ATG117 October 9, 2013
I've started to suspect that the produce may not be as fresh as that from someof the other stands. His produce seems not to last as long once I bring it home. I'm interested in the comment about small vegetables often being tastier bc the one vendor that only sells tomatoes/peaches and apples (which are always supeb) told me once that bigger fruit is always better and juicier.
Valentina S. October 9, 2013
Were the vegetables particularly big, or looked 'perfect' (no bruises in the skin, even color, etc)?
I live in a place with a big vegetable garden, and tasty, juicy produce from my garden never looked perfect or even - and it shouldn't. Tastier produce tends to be smaller and it might not be super smooth, so consider this when shopping at farmers markets. We still have eggplants and green beans too, but they kind of suck now - as they should.

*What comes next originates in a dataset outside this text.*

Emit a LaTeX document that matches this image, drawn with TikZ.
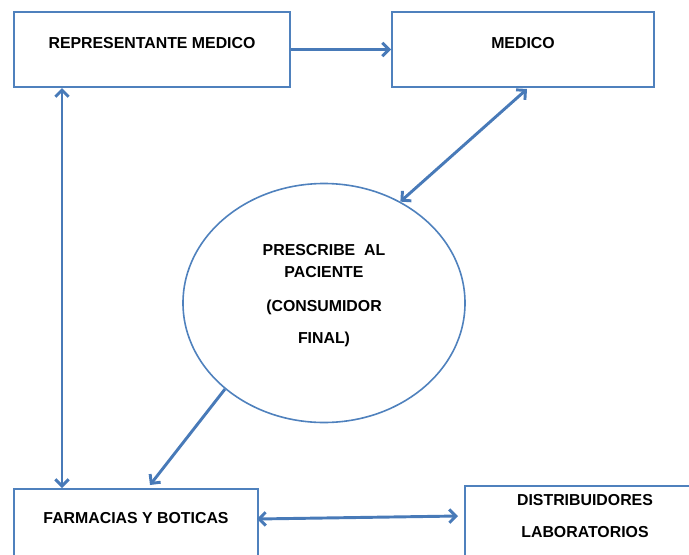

I fully agree with the answers above!
megabals October 9, 2013
To be fair, on many new varietals of fresh-market vegetables, the pendulum has begun to swing back towards flavour rather than pure asthetics. Much sweetness and flavour is developped in the summer's heat - even with a blast of late hot weather, an eggplant that ripened in the month of September is not going to have same brix or flavour of one in July or August.

Voted the Best Reply!

SeaJambon October 9, 2013
Generally, better taste is directly related to either the varietal and/or freshness. For example, many modern tomatoes are bred to be pure red (as opposed to the bit of green near the stem common on ripe heritage tomatoes) at the expense of taste (I hate to say it, but the "Early Girl" tomatoes my parents raise have almost no flavor even immediately after being picked). So, you may be falling for the "beautiful produce" connundrum -- stuff that has been bred to be beautiful frequently has less flavor. And then there is the whole rapid flavor loss in aging. So, my guess is either that the produce isn't as fresh as you expect, and/or it is varieties that are bred for appearance at the expense of flavor.